Allein dieses Nachdenkens und dieser Diskussion wegen -sh.4,5,8,9- dient der 8.Mai eines jedens Jahres einer guten Sache.
#4 | Arnold Voss: Natürlich sind nicht alle Nazis sofort nach dem 8. Mai bessere Menschen geworden, und es stimmt auch, daß viel zu viele von ihnen nach 45 nahezu unbehelligt in ihren Funktionen weitermachen konnten. Aber wenn mann sich die Geschichte einmal realistisch anschaut, wäre es damals ziemlich unmöglich gewesen, die ganze Führungselite eines Landes auf allen Ebenen komplett auszutauschen und das schon gar nicht vor dem Hintergrund des beginnenden Kalten Krieges. Das soll keinesfalls die Fehler entschuldigen, die in der jungen BRD gemacht wurden, sondern einige Entscheidungen auch für die Nachgeborenen eher nachvollziehbar machen.
Zudem gibt es m.
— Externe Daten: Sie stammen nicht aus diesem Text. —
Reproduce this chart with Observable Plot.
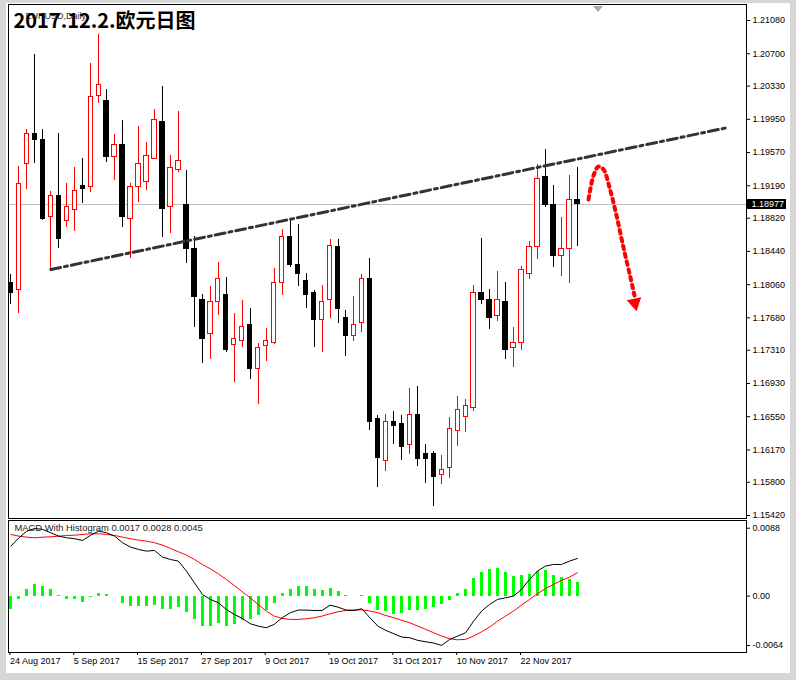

E. kein Land in Europa, das sich so konsequent seiner historischen Schuld, seiner Schande und seiner Verantwortung gestellt hat wie Deutschland. Ich will da nur an Österreich, Spanien oder Italien erinnern; selbst die Opfer der deutschen Agression, wie etwa Frankreich oder die Niederlande, haben da noch einiges aufzuarbeiten. Und auch der ‚Erste antifaschistische Staat auf deutschem Boden‘ östlich der Elbe hat so einige Nazi-Strukturen zumindest indirekt übernommen.
Daher frage ich Sie konkret: Wie wollen Sie den 8. Mai denn sinnvoll benennen?
#8 | Ulf: Jeder Politologe weiß, daß es es in einer Demokratie westlicher Konstruktion immer einen nicht auszurottenden Bodensatz von Nazis, Faschisten, Vollidioten oder was auch immer gibt, dem mit Argumenten nicht beizukommen ist. Und auch in dieser Hinsicht sind wir in Deutschland in einer recht guten Position, was die Wahlergebnisse der extremen Parteien angeht; eine Position, die sicherlich auch der ständigen öffentlichen Sensibilisierung gegenüber den Neonazis zu verdanken ist. Da lohnt sich vielleicht auch mal ein Blick über die Grenzen, um zu sehen, wie leichtfertig in anderen Ländern mit diesem Thema umgegangen wird. Eine konkrete nationalsozialsitische Gefahr in Deutschland heraufzubeschwören ist für mich kontraproduktiv und macht ein paar Spinner wichtiger, als sie sind!